Workout Wednesday – Week 28

After 3 weeks of being out of town spending time with family, it’s time to get back to the WOW party. I left off with a challenge from Ann in Week 24, and came right back to another challenge from her this week. As always, much of this was pretty straightforward, and then I continued to find little things that are like, “what????”

I’ll start this week with the data source. Due to the nature of the data, we wanted a noodle (relationship) instead of a join with Tableau’s new data model in 2020.2. So I set that relationship, tying together month, segment, and category:

For the line chart, I started with a dual axis of SUM(Goal) and SUM(Sales). Then, in order to get sales to only show through July, I created a parameter set to July 1, then created an ACTUAL SALES calc:

This gives me only the sales that occurred in July 2019 and before. I’ll come back to the Goal metric in a bit.

For the July 2019 dashed line, I added a Reference Line:

And for the gray shading after the reference line, I added a Reference Band:

I just matched the color of the lines by picking screen color from Ann’s viz. The tooltip here was pretty straight forward as well:

Next, I worked on the table. This was a little tricky to figure out how to get “NO GOAL” when expanding to the SubCategory. First, I created the hierarchy of SEGMENT, CATEGORY, and SUB-CATEGORY. (You may have noticed many of my fields are in CAPS this week…this table is the reason. The easiest way to get the headers to be in all caps is to rename to field to all caps. So there you go.) The hierarchy made it easy to expand and collapse. It took me a bit to figure out how to get the goal to go show “NO GOAL” rather than the goal for the category. And after trying several ideas (none of which worked, obviously), in the name of training for my live group, this was my first peek at Ann’s workbook:

The Min and Max only match when the hierarchy is expanded all the way to SUB-CATEGORY, so when that happens, we want the goal to be 0, otherwise we want the SUM(Goal). In order to get “NO GOAL”, I set the 0 value in custom number formatting:

The next thing I noticed when expanding to Sub-Category was the future months with no sales got filtered out. This was another one I struggled with, so here comes peek #2:

I forget quite often about the SIZE() function. It gives you the number of rows in the context of the view. So in this case, if the size is greater than the product of the items in Max Size (the number of rows we should have actual sales for segment and category), then we want to compare the month to the “current date” in the Parameter. Toss that on Filters, and select True, all future dates go away.

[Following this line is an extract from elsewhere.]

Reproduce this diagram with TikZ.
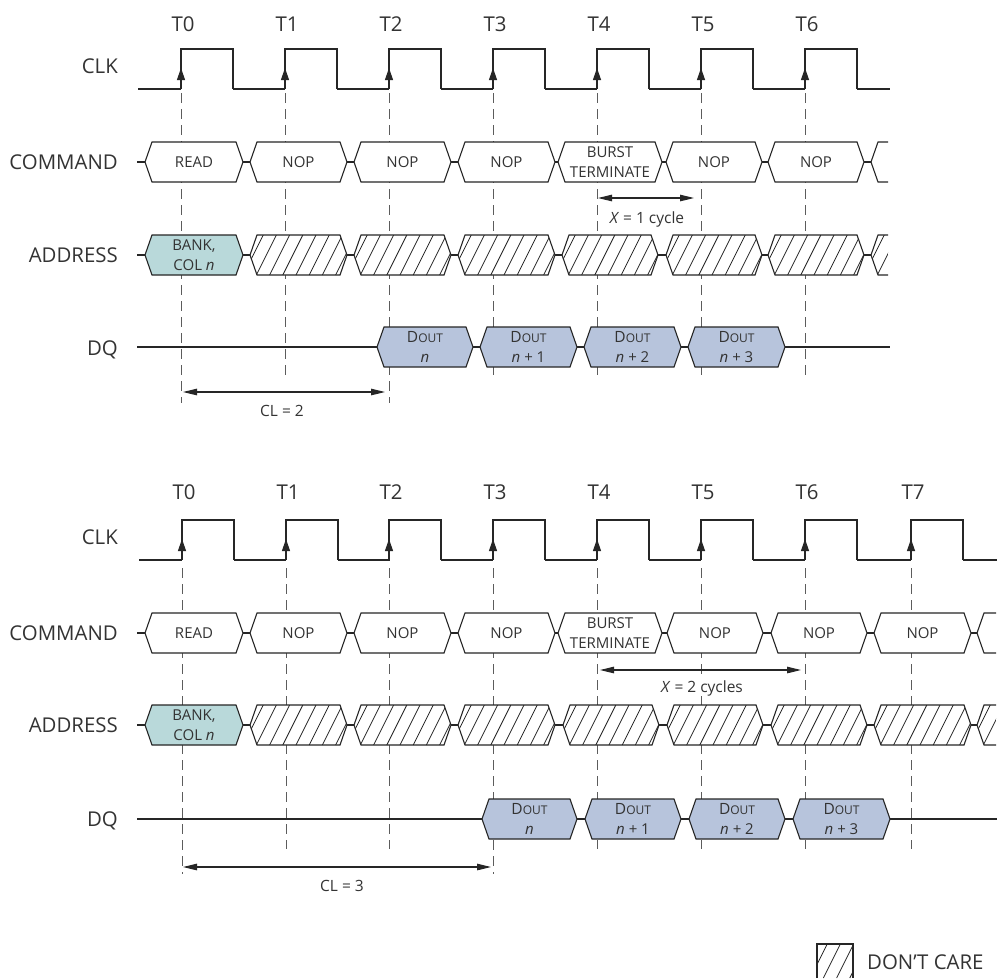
\documentclass[tikz,border=0pt]{standalone}
\usepackage{fontspec}
\setmainfont{Open Sans}
\usetikzlibrary{arrows.meta}
\definecolor{ink}{HTML}{262626}
\definecolor{txt}{HTML}{333333}
\definecolor{tealfill}{HTML}{B9D9DA}
\definecolor{bluefill}{HTML}{B7C4DC}
\newcommand{\Dout}{{\fontsize{15.5}{19}\selectfont D\fontsize{12}{19}\selectfont OUT}}
\newcommand{\nvar}{\textit{n}}
% name, left tip, right tip, centre y, fill, text
\newcommand{\hexbox}[6]{%
  \coordinate (#1-l) at (#2,#4);
  \coordinate (#1-r) at (#3,#4);
  \draw[hexline,fill=#5] (#2,#4) -- (#2+7,#4-20) -- (#3-7,#4-20) -- (#3,#4) -- (#3-7,#4+20) -- (#2+7,#4+20) -- cycle;
  \node[small] (#1) at ({(#2+#3)/2},#4) {#6};
}
% name, left tip, right tip, centre y : hatched
\newcommand{\hatchbox}[4]{%
  \coordinate (#1-l) at (#2,#4);
  \coordinate (#1-r) at (#3,#4);
  \fill[white] (#2,#4) -- (#2+7,#4-20) -- (#3-7,#4-20) -- (#3,#4) -- (#3-7,#4+20) -- (#2+7,#4+20) -- cycle;
  \begin{scope}
    \clip (#2,#4) -- (#2+7,#4-20) -- (#3-7,#4-20) -- (#3,#4) -- (#3-7,#4+20) -- (#2+7,#4+20) -- cycle;
    \foreach \k in {0,...,10} \draw[hatchline] ({#2-20+13.2*\k},#4+20) -- ++(20,-40);
  \end{scope}
  \draw[hexline] (#2,#4) -- (#2+7,#4-20) -- (#3-7,#4-20) -- (#3,#4) -- (#3-7,#4+20) -- (#2+7,#4+20) -- cycle;
}
% name, left tip, cut x, centre y, hatched lines (0/1)
\newcommand{\openhex}[5]{%
  \coordinate (#1-l) at (#2,#4);
  \fill[white] (#2,#4) -- (#2+7,#4-20) -- (#3,#4-20) -- (#3,#4+20) -- (#2+7,#4+20) -- cycle;
  \ifnum#5=1
  \begin{scope}
    \clip (#2,#4) -- (#2+7,#4-20) -- (#3,#4-20) -- (#3,#4+20) -- (#2+7,#4+20) -- cycle;
    \foreach \k in {0,...,3} \draw[hatchline] ({#2-20+13.2*\k},#4+20) -- ++(20,-40);
  \end{scope}
  \fi
  \draw[hexline] (#3,#4-20) -- (#2+7,#4-20) -- (#2,#4) -- (#2+7,#4+20) -- (#3,#4+20);
}
% clock pulse: rising x, low y, high y
\newcommand{\pulse}[3]{%
  \draw[clkline,line join=miter] (#1,#2) -- (#1,#3) -- (#1+52,#3) -- (#1+52,#2);
  \draw[clkarrow] (#1,#2) -- (#1,#2-21);
}
\tikzset{
  x=1pt,y=-1pt,
  hexline/.style={draw=ink,line width=1.1pt,line join=miter},
  hatchline/.style={draw=ink,line width=0.8pt},
  wire/.style={draw=ink,line width=1.1pt},
  clkline/.style={draw=ink,line width=1.2pt},
  clkarrow/.style={draw=ink,line width=1.2pt,-{Triangle[length=12pt,width=8pt]}},
  guide/.style={draw=ink!75,line width=0.9pt,dash pattern=on 9.5pt off 6.5pt},
  span/.style={draw=ink,line width=1.1pt,{Triangle[length=14pt,width=6.5pt]}-{Triangle[length=14pt,width=6.5pt]}},
  big/.style={inner sep=0pt,text=txt,anchor=base,font=\fontsize{20.4}{24}\selectfont},
  rlabel/.style={big,anchor=base east},
  small/.style={inner sep=0pt,text=txt,align=center,font=\fontsize{15}{19.5}\selectfont},
  note/.style={small,font=\fontsize{15.5}{19.5}\selectfont},
}
\begin{document}
\begin{tikzpicture}
\useasboundingbox (0,0) rectangle (998,978);
\fill[white] (0,0) rectangle (998,978);
%%%%%%%%%%%%%%%% TOP PANEL
\foreach \i/\x/\e in {0/181/403,1/285/378,2/389/403,3/493/378,4/597/378,5/701/378,6/805/378}{
  \coordinate (a\i s) at (\x,93);
  \coordinate (a\i e) at (\x,\e);
  \draw[guide] (a\i s) -- (a\i e);
  \node[big] (aT\i) at (\x+2,31.5) {T\i};
}
\node[rlabel] (aclk) at (118,73) {CLK};
\node[rlabel] (acmd) at (118,169) {COMMAND};
\node[rlabel] (aadr) at (118,262) {ADDRESS};
\node[rlabel] (adq) at (118,355) {DQ};
\draw[clkline] (138,89) -- (181,89);
\foreach \x in {181,285,389,493,597,701,805} \pulse{\x}{89}{49};
\foreach \x in {233,337,441,545,649,753} \draw[clkline] (\x,89) -- (\x+52,89);
\draw[clkline] (857,89) -- (890,89);
% command
\coordinate (ac0) at (137,162);
\hexbox{ac1}{145}{243}{162}{white}{READ}
\hexbox{ac2}{250}{347}{162}{white}{NOP}
\hexbox{ac3}{354}{451}{162}{white}{NOP}
\hexbox{ac4}{458}{555}{162}{white}{NOP}
\hexbox{ac5}{558}{662}{162}{white}{BURST\\TERMINATE}
\hexbox{ac6}{666}{762}{162}{white}{NOP}
\hexbox{ac7}{768}{864}{162}{white}{NOP}
\openhex{ac8}{871}{888}{162}{0}
\draw[wire] (ac0) -- (ac1-l) (ac1-r) -- (ac2-l) (ac2-r) -- (ac3-l) (ac3-r) -- (ac4-l) (ac4-r) -- (ac5-l) (ac5-r) -- (ac6-l) (ac6-r) -- (ac7-l) (ac7-r) -- (ac8-l);
% address
\coordinate (ab0) at (137,255);
\hexbox{ab1}{145}{243}{255}{tealfill}{BANK,\\COL \nvar}
\hatchbox{ab2}{250}{347}{255}
\hatchbox{ab3}{354}{451}{255}
\hatchbox{ab4}{458}{555}{255}
\hatchbox{ab5}{562}{658}{255}
\hatchbox{ab6}{666}{762}{255}
\hatchbox{ab7}{768}{864}{255}
\openhex{ab8}{871}{888}{255}{1}
\draw[wire] (ab0) -- (ab1-l) (ab1-r) -- (ab2-l) (ab2-r) -- (ab3-l) (ab3-r) -- (ab4-l) (ab4-r) -- (ab5-l) (ab5-r) -- (ab6-l) (ab6-r) -- (ab7-l) (ab7-r) -- (ab8-l);
% dq
\coordinate (ad0) at (137,347);
\coordinate (ad9) at (890,347);
\hexbox{ad1}{377}{473}{347}{bluefill}{\Dout\\\nvar}
\hexbox{ad2}{480}{577}{347}{bluefill}{\Dout\\\nvar{} + 1}
\hexbox{ad3}{584}{681}{347}{bluefill}{\Dout\\\nvar{} + 2}
\hexbox{ad4}{688}{785}{347}{bluefill}{\Dout\\\nvar{} + 3}
\draw[wire] (ad0) -- (ad1-l) (ad1-r) -- (ad2-l) (ad2-r) -- (ad3-l) (ad3-r) -- (ad4-l) (ad4-r) -- (ad9);
% spans
\coordinate (ax1) at (598,198);
\coordinate (ax2) at (694,198);
\draw[span] (ax1) -- (ax2);
\node[note] (axt) at (647,219) {\textit{X} = 1 cycle};
\coordinate (acl1) at (183,392);
\coordinate (acl2) at (385,392);
\draw[span] (acl1) -- (acl2);
\node[note] (aclt) at (282,411) {CL = 2};
%%%%%%%%%%%%%%%% BOTTOM PANEL
\foreach \i/\x/\e in {0/182/874,1/286/849,2/389/849,3/493/874,4/597/849,5/701/849,6/805/849,7/911/849}{
  \coordinate (b\i s) at (\x,568);
  \coordinate (b\i e) at (\x,\e);
  \draw[guide] (b\i s) -- (b\i e);
  \node[big] (bT\i) at (\x+2,499.5) {T\i};
}
\node[rlabel] (bclk) at (118,544) {CLK};
\node[rlabel] (bcmd) at (118,640) {COMMAND};
\node[rlabel] (badr) at (118,732) {ADDRESS};
\node[rlabel] (bdq) at (118,826) {DQ};
\draw[clkline] (139,560) -- (182,560);
\foreach \x in {182,286,389,493,597,701,805,911} \pulse{\x}{560}{520};
\foreach \x in {234,338,441,545,649,753} \draw[clkline] (\x,560) -- (\x+52,560);
\draw[clkline] (857,560) -- (911,560);
\draw[clkline] (963,560) -- (997,560);
% command
\coordinate (bc0) at (137,633);
\hexbox{bc1}{145}{243}{633}{white}{READ}
\hexbox{bc2}{250}{347}{633}{white}{NOP}
\hexbox{bc3}{354}{451}{633}{white}{NOP}
\hexbox{bc4}{458}{555}{633}{white}{NOP}
\hexbox{bc5}{558}{662}{633}{white}{BURST\\TERMINATE}
\hexbox{bc6}{667}{763}{633}{white}{NOP}
\hexbox{bc7}{771}{867}{633}{white}{NOP}
\hexbox{bc8}{874}{971}{633}{white}{NOP}
\openhex{bc9}{977}{996}{633}{0}
\draw[wire] (bc0) -- (bc1-l) (bc1-r) -- (bc2-l) (bc2-r) -- (bc3-l) (bc3-r) -- (bc4-l) (bc4-r) -- (bc5-l) (bc5-r) -- (bc6-l) (bc6-r) -- (bc7-l) (bc7-r) -- (bc8-l) (bc8-r) -- (bc9-l);
% address
\coordinate (bb0) at (137,725);
\hexbox{bb1}{145}{243}{725}{tealfill}{BANK,\\COL \nvar}
\hatchbox{bb2}{250}{347}{725}
\hatchbox{bb3}{354}{451}{725}
\hatchbox{bb4}{458}{555}{725}
\hatchbox{bb5}{563}{659}{725}
\hatchbox{bb6}{667}{763}{725}
\hatchbox{bb7}{771}{867}{725}
\hatchbox{bb8}{874}{971}{725}
\openhex{bb9}{977}{996}{725}{1}
\draw[wire] (bb0) -- (bb1-l) (bb1-r) -- (bb2-l) (bb2-r) -- (bb3-l) (bb3-r) -- (bb4-l) (bb4-r) -- (bb5-l) (bb5-r) -- (bb6-l) (bb6-r) -- (bb7-l) (bb7-r) -- (bb8-l) (bb8-r) -- (bb9-l);
% dq
\coordinate (bd0) at (137,819);
\coordinate (bd9) at (997,819);
\hexbox{bd1}{482}{577}{819}{bluefill}{\Dout\\\nvar}
\hexbox{bd2}{585}{681}{819}{bluefill}{\Dout\\\nvar{} + 1}
\hexbox{bd3}{689}{785}{819}{bluefill}{\Dout\\\nvar{} + 2}
\hexbox{bd4}{793}{890}{819}{bluefill}{\Dout\\\nvar{} + 3}
\draw[wire] (bd0) -- (bd1-l) (bd1-r) -- (bd2-l) (bd2-r) -- (bd3-l) (bd3-r) -- (bd4-l) (bd4-r) -- (bd9);
% spans
\coordinate (bx1) at (600,670);
\coordinate (bx2) at (801,670);
\draw[span] (bx1) -- (bx2);
\node[note,fill=white] (bxt) at (702,688) {\textit{X} = 2 cycles};
\coordinate (bcl1) at (183,867);
\coordinate (bcl2) at (491,867);
\draw[span] (bcl1) -- (bcl2);
\node[note] (bclt) at (342,886) {CL = 3};
%%%%%%%%%%%%%%%% LEGEND
\begin{scope}
  \clip (817,944) rectangle (853,978);
  \foreach \k in {0,...,4} \draw[hatchline] ({797+13.2*\k},978) -- ++(17,-34);
\end{scope}
\draw[hexline] (817,978) -- (817,944) -- (853,944) -- (853,978);
\node[big,anchor=base west] (dc) at (867,969) {DON’T CARE};
\end{tikzpicture}
\end{document}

Last, I moved on to the Indicator. I played with a few ideas here, and finally landed on MONTH in Columns, and MIN(1) in Rows, with the Rows axis set at o to 1. For the colors, I needed to calculate the % difference:

Then compared that difference to the parameters setup for the red and green colors:

Once I got everything in the dashboard, I needed an action to filter the line and indicator charts.

 

And that’s it! This was a great solution to a fairly common scenario many of us run into.